The best model of democratic planning goes by the name of "parecon" — participatory economics. Here is a description of what it is, how it works, and how it’s better than what’s come before.
Parecon is an economic model that strives to achieve solidarity, equity, efficiency, diversity, and self-management (a set of values encapsulated in the acronym "SEEDS"). Parecon has four main institutions: (1) All jobs are balanced for desirability and empowerment. (2) Remuneration is determined by effort and sacrifice in socially-valued labor as gauged by one’s workmates. (3) Economic decisions are made by decision-making bodies comprising those who work in a workplace or consume in a residence, where those who are impacted by a decision have decision-making power proportional to the degree they’re impacted by that decision. (4) A participatory planning procedure addresses allocation, where consumption or production plans are submitted, with the help of a facilitation mechanism, to those who are impacted by those plans, and revised if necessary by those who made those plans in a series of rounds based on assorted qualitative and quantitative feedback, all done without command planning and without markets.
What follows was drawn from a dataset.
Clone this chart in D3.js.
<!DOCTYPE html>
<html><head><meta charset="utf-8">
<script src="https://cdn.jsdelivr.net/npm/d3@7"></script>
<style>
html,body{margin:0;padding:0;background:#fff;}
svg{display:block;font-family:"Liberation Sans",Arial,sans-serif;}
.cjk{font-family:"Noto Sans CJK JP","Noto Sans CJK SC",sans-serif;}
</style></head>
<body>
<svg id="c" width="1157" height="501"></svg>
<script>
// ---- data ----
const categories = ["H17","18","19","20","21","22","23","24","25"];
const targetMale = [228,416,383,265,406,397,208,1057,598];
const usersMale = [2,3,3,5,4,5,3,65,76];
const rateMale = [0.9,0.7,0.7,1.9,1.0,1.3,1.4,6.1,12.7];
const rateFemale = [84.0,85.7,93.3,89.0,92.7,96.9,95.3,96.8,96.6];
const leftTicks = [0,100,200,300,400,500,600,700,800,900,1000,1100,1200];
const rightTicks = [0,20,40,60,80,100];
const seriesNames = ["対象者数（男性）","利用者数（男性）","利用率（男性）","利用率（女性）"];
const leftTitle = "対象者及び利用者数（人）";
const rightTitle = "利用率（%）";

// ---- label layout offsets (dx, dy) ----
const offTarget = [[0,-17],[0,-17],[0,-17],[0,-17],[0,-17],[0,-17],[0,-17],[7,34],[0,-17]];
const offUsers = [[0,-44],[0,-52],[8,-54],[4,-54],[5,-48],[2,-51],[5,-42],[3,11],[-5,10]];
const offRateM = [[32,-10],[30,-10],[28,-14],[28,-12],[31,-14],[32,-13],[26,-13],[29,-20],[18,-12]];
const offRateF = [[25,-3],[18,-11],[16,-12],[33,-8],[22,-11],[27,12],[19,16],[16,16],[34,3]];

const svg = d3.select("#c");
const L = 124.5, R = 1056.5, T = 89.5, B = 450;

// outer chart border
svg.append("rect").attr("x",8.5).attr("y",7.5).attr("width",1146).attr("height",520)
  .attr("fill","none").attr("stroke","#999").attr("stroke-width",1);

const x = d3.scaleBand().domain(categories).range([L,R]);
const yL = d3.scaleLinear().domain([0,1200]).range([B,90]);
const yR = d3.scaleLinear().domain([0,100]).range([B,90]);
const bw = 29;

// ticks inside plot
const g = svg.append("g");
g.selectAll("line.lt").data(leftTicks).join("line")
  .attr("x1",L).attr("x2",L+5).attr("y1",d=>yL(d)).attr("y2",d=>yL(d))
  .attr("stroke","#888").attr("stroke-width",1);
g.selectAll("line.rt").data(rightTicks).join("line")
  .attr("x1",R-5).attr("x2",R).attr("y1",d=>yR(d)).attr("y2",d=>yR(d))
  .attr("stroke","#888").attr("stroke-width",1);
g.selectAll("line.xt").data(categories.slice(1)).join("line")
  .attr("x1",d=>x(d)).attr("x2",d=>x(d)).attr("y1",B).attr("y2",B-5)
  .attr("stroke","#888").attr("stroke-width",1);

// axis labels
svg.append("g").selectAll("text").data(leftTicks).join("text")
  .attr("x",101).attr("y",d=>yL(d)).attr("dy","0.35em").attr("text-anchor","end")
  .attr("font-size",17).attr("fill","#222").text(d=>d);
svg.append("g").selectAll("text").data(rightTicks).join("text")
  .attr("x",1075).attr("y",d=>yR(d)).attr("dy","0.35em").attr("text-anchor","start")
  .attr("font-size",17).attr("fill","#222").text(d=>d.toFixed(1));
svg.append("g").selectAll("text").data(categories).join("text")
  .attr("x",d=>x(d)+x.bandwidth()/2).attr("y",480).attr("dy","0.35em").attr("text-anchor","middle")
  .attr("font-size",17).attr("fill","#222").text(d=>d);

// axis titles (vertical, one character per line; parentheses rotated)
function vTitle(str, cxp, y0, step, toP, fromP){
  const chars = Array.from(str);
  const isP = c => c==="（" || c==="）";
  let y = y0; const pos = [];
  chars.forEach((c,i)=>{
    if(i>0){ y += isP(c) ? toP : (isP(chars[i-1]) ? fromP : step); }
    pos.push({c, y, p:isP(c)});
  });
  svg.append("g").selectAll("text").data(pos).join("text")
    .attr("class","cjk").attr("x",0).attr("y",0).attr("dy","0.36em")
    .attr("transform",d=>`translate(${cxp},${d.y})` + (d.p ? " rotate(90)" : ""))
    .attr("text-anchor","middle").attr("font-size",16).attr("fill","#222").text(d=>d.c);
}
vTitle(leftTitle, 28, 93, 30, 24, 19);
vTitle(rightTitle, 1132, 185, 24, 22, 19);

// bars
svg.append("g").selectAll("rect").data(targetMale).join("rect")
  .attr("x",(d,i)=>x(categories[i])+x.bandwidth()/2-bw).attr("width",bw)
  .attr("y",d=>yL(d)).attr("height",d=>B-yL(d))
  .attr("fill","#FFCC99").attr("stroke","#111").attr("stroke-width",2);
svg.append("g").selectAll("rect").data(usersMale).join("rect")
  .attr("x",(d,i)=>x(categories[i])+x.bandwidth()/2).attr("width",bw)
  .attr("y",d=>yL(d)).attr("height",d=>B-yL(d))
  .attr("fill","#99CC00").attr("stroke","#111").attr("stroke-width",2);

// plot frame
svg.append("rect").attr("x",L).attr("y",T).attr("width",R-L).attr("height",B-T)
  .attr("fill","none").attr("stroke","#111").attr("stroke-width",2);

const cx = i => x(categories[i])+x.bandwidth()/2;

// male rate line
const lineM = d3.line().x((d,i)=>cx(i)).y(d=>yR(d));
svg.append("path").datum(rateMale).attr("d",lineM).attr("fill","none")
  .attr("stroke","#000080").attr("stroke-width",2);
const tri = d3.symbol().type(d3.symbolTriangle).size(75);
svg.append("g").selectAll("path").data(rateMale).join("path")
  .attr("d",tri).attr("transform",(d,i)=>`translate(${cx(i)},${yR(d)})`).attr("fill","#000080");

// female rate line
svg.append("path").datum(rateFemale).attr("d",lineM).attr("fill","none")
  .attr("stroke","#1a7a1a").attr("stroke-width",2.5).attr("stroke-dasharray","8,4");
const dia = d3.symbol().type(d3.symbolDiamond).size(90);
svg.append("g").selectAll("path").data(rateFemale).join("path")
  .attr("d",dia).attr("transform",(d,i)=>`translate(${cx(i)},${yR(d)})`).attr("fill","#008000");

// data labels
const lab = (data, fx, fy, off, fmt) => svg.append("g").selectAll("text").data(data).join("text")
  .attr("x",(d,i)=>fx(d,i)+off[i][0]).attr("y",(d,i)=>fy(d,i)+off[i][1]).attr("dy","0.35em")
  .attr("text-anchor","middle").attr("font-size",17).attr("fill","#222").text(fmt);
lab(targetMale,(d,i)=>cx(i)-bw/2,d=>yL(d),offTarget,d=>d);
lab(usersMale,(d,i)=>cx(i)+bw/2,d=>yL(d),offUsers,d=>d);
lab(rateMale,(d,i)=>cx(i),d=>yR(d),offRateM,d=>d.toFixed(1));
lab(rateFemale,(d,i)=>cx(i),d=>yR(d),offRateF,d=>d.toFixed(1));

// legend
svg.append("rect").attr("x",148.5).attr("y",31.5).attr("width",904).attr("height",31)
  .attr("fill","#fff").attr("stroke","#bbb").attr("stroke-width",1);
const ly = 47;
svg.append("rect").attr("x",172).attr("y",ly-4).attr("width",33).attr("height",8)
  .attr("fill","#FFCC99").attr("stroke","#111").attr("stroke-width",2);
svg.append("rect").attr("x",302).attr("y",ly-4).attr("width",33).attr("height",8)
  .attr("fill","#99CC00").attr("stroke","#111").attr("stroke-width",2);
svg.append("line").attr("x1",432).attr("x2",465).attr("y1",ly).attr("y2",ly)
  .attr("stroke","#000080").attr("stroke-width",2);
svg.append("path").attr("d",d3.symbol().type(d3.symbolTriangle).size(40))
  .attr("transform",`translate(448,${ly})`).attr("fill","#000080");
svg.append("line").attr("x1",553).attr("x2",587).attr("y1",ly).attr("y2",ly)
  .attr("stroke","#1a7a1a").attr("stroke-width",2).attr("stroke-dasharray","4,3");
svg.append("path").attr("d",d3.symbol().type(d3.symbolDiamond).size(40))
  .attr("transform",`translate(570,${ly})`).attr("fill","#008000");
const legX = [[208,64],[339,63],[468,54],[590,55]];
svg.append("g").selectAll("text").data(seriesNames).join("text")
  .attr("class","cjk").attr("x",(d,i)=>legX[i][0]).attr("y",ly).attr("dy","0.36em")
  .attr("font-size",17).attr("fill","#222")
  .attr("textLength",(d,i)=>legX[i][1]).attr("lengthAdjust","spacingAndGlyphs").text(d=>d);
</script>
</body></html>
Parecon is better than retentionist systems like command planning, markets, and corporations because parecon spells out a new and markedly different set of rules to achieve a positive set of goals. Retentionist systems bear job hierarchies where a relative few bear highly empowering and desirable jobs, whereas participatory economics requires jobs balanced for desirability and empowerment. Retentionist systems pay poorly and require decisions that (overwhelmingly negatively) affect those who have little say in those decisions; parecon pays more fairly and strives to provide more fair decision-making power to its participants. In allocation, parecon uses participatory planning for the shared goal of eliminating excess demand, in contrast to competitive markets which spawn command-planning corporations and to the command-planning economies which spawn competition.
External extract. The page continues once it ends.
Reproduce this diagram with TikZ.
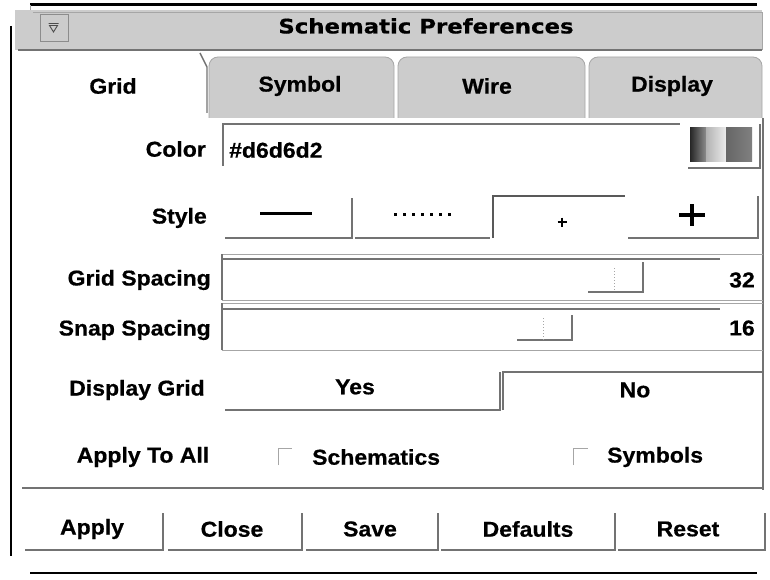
\documentclass[tikz,border=0pt]{standalone}
\usepackage{fontspec}
\setmainfont{Liberation Sans}[FakeStretch=1.07, BoldFeatures={FakeBold=0.6}]
\newfontfamily\titlefam{DejaVu Sans}[FakeStretch=1.14, BoldFeatures={FakeBold=0.5}]
\newcommand\uifnt{\fontsize{21.5}{26}\selectfont\bfseries}
\newcommand\titlefnt{\titlefam\fontsize{20}{24}\selectfont\bfseries}
\begin{document}
\begin{tikzpicture}[x=1pt,y=-1pt,
  lbl/.style={font=\uifnt, inner sep=0pt, text=black},
  edge/.style={draw=black!55, line width=1.4pt},
  faint/.style={draw=black!35, line width=1pt},
  frame/.style={draw=black, line width=2.8pt},
  barfill/.style={fill=black!20},
  tabshape/.style={barfill, draw=black!35, line width=0.8pt, rounded corners=9pt}]
\useasboundingbox (0,0) rectangle (770,580);
\fill[white] (0,0) rectangle (770,580);

% ---- window frame ----
\draw[frame] (30,4.5) -- (757,4.5);
\draw[frame] (11,26) -- (11,556);
\draw[frame] (30,573) -- (757,573);
\draw[faint] (30,5) -- (30,13) -- (17,13) -- (17,26);

% ---- title bar ----
\fill[barfill] (15,10) rectangle (762,50);
\draw[faint] (33,13) -- (762,13) -- (762,50);
\draw[edge] (18,50) -- (762,50);
\node[draw=black!45, line width=1pt, minimum width=28pt, minimum height=27pt, inner sep=0pt] (menu) at (54,28) {};
\draw[black!70, line width=0.9pt] (48.5,23.5) -- (58.5,23.5) (49.5,25.5) -- (57.5,25.5) -- (53.5,32) -- cycle;
\node[font=\titlefnt, inner sep=0pt] (title) at (426,26) {Schematic Preferences};

% ---- tabs ----
\draw[edge] (200,53) -- (207,67) -- (207,113);
\path[tabshape] (209,118) -- (209,57) -- (394,57) -- (394,118);
\path[tabshape] (398,118) -- (398,57) -- (585,57) -- (585,118);
\path[tabshape] (589,118) -- (589,57) -- (762,57) -- (762,118);
\node[lbl] (tgrid) at (113,86) {Grid};
\node[lbl] (tsymbol) at (300,86) {Symbol};
\node[lbl] (twire) at (487,86) {Wire};
\node[lbl] (tdisplay) at (672,86) {Display};

% panel right edge
\draw[edge] (763,118) -- (763,490);

% ---- colour row ----
\node[lbl, anchor=east] (colorlbl) at (206,149) {Color};
\draw[edge] (223,166) -- (223,124) -- (680,124);
\node[lbl, anchor=west] (colorval) at (229,150) {\#d6d6d2};
\shade[left color=black!85, right color=black!45] (690,128) rectangle (706,162);
\shade[left color=black!30, right color=black!8] (706,128) rectangle (726,162);
\shade[left color=black!60, right color=black!50] (726,128) rectangle (752,162);
\draw[edge] (688,168) -- (760,168) -- (760,124);

% ---- style row ----
\node[lbl, anchor=east] (stylelbl) at (207,218) {Style};
\draw[edge] (225,238) -- (352,238) -- (352,198);
\draw[edge] (355,238) -- (490,238);
\draw[edge, draw=black!65, line width=2pt] (493,238) -- (493,196) -- (625,196);
\draw[edge] (628,238) -- (758,238) -- (758,196);
\draw[line width=3pt] (260,213) -- (312,213);
\foreach \i in {0,...,6} \fill (394+\i*9,213) rectangle ++(3,3);
\draw[line width=2.2pt] (557.5,222) -- (566.5,222) (562,217.5) -- (562,226.5);
\draw[line width=3.2pt] (679,215) -- (705,215) (692,204) -- (692,226);

% ---- spacing sliders ----
\node[lbl, anchor=east] (gridlbl) at (211,280) {Grid Spacing};
\draw[faint] (222,254) -- (763,254);
\draw[edge] (222,300) -- (222,254);
\draw[edge] (222,259) -- (720,259);
\draw[faint] (222,300) -- (763,300);
\draw[edge] (763,258) -- (763,300);
\draw[edge] (588,292) -- (643,292) -- (643,262);
\draw[faint, dotted] (614,268) -- (614,292);
\node[lbl, anchor=east] (gridval) at (755,280) {32};

\node[lbl, anchor=east] (snaplbl) at (211,330) {Snap Spacing};
\draw[faint] (222,303) -- (763,303);
\draw[edge] (222,350) -- (222,303);
\draw[edge] (222,309) -- (720,309);
\draw[faint] (222,350) -- (763,350);
\draw[edge] (517,340) -- (572,340) -- (572,315);
\draw[faint, dotted] (543,318) -- (543,340);
\node[lbl, anchor=east] (snapval) at (755,328) {16};

% ---- display grid ----
\node[lbl] (displbl) at (137,390) {Display Grid};
\draw[edge] (225,410) -- (500,410) -- (500,372);
\draw[edge] (503,410) -- (503,372) -- (762,372);
\node[lbl] (yes) at (355,387) {Yes};
\node[lbl] (no) at (635,390) {No};

% ---- apply to all ----
\node[lbl] (applyall) at (143,457) {Apply To All};
\draw[faint] (278,465) -- (278,448) -- (292,448);
\node[lbl, anchor=west] (schem) at (312,457) {Schematics};
\draw[faint] (573,465) -- (573,448) -- (588,448);
\node[lbl, anchor=west] (symb) at (607,457) {Symbols};

\draw[edge] (22,488) -- (763,488);

% ---- action buttons ----
\draw[edge] (25,550) -- (163,550) -- (163,513);
\draw[edge] (168,550) -- (302,550) -- (302,513);
\draw[edge] (306,550) -- (438,550) -- (438,513);
\draw[edge] (441,550) -- (615,550) -- (615,513);
\draw[edge] (618,550) -- (765,550) -- (765,513);
\node[lbl] (apply) at (92,529) {Apply};
\node[lbl] (close) at (232,529) {Close};
\node[lbl] (save) at (370,529) {Save};
\node[lbl] (defaults) at (528,529) {Defaults};
\node[lbl] (reset) at (688,529) {Reset};
\end{tikzpicture}
\end{document}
Section Four: What can we do?
In sum, we should abolish corporations by abolishing the markets where they spawn and thrive, and replace those markets with a participatory economy. Easier said than done. How do we do that?
First, we must widen awareness of the idea and build support for it. There are many things we can do, like this panel, and expressing the ideas in various creative media — radio, video and film, in print, on the internet, and elsewhere — and in various forms, fictional and actual alike. We also have to draw connections between this admittedly abstract and far-reaching proposal and the immediate impacts it has on so-called "everyday people". We can use these ideas to help people in their immediate needs and concerns, and connect previously disparate activist efforts on the immediate anti-corporate initiatives and those who work on the theoretical economics front.
The next steps and the harder steps include calling out the hypocrisy and double-standards among retentionists, regardless where they fall on the political spectrum. It’s easy to mock acolytes of Milton Friedman as unwitting and hypocritical command-planning advocates. It’s far more difficult to critique liberal or left groups that implement organizational structures that often structurally mimic the very corporations we oppose.
It’s also hard, but necessary, to build new institutions that implement parecon rules. There are already some existing examples, and we should continue to build more. One idea along these lines would be to make a website or other entity that has established a useful function directly using the structures of participatory economics to its advantage.
At some point, with continued agitation and with expanded imagination, we can ultimately implement the institutional changes we need, but we must seriously take on the question "What do we want?". Oddly enough, both libertarians and Marxists, though they can’t agree on what color the sky is, curiously offer the very same response to the question of "What do you want?" They both answer: "Let’s figure that out after we win." Fat chance: We won’t win if we don’t seriously address this question, and I hope that this presentation offers some food for thought in this regard. I thank you for your time and attention, and I look forward to your questions and comments.